Since the axis is x=1, then r=1-x. The height, $\displaystyle h=(2-x^{2})-(x^2)=2-2x^2$

Therefore, the definite integral is (factoring out the 2pi from the start and 2 from the height): $\displaystyle 4\pi \int_{-1}^{1} ((1-x)(1-x^2))dx$.

Since it's symmetrical I can change the limits to 0 and 1, multiplying the integral by a factor of 2. Then expanding yields: $\displaystyle 8\pi \int_{0}^{1} (1-x-x^2+x^3)dx$

By FTC: $\displaystyle =8\pi (x-\frac {x^2}{2}-\frac {x^3}{3}+\frac {x^4}{4})$ evaluated from 0 to 1.

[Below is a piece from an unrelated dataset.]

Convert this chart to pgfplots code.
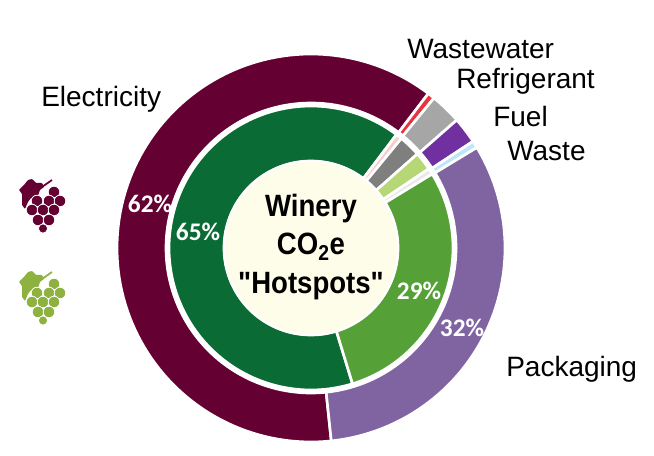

That yields $\displaystyle 8\pi (1-\frac {1}{2}-\frac {1}{3}+\frac {1}{4})$ and simplifying gets: $\displaystyle \frac {10\pi}{3}$

However, I'm apparently wrong as the answer key says that it should be $\displaystyle \frac {16\pi}{3}$. I can't see my mistake, anyone see where I went wrong?